Loading Problems

This is a further explaination of the 5 major problems listed here.

The patentsview database is built from nearly 2,000 xml files of granted patent's data. Problem 1: nearly 8,000 patents found in the xml grant files were subsequently withdrawn yet they are loaded into the patentsview database along with the other 6 million or so patents found in the grant xml files. I don't know of another system that returns data for withdrawn patents. Problem 5: there are 305 non withdrawn patents missing in the grant xml files which means they are also missing in the patentsview database. Interestingly, 182 of the missing patents are present in the uspto's other api Patent Examination Data System.

Classification Problems

There is classification data in the grant xml files but classifications can change after a patent is issued.
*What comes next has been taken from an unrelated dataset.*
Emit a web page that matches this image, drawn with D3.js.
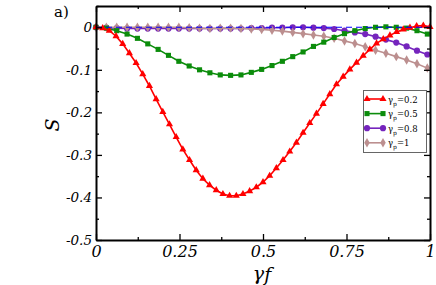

As a result, the uspto makes bulk classification files available approximately quarterly. The patentsview team uses the bulk classification files when building its database. There are two main classification systems being used. One is the relativley new CPC or Cooperative Patent Classification system. Problem 2: plant patents and reissued patents can be classified using CPCs yet the bulk cpc file only contains classifications for utility patents. As a result, the patentsview database only contains CPC assignments for utility patents. There is also a problem with loading grant xml files more recent than covered by the bulk classification files. Example: a recent update loaded patent data through 2018-11-27 but the most recent bulk uspc file only has data through 2018-04-24. As a result, the last seven months of reissued and plant patents in the patentsview database do not have uspc classifications (Problem 4). The most recent bulk cpc file has data through 2018-11-27 but for some reason cpcs are not coming back on the most recently issued patents in the patentsview database. Perhaps the load was mistakenly done without first retrieving the most recent bulk cpc file. Or perhaps the grant xml files were processed before 2019-02-05 which is when the latest bulk cpc file was made available.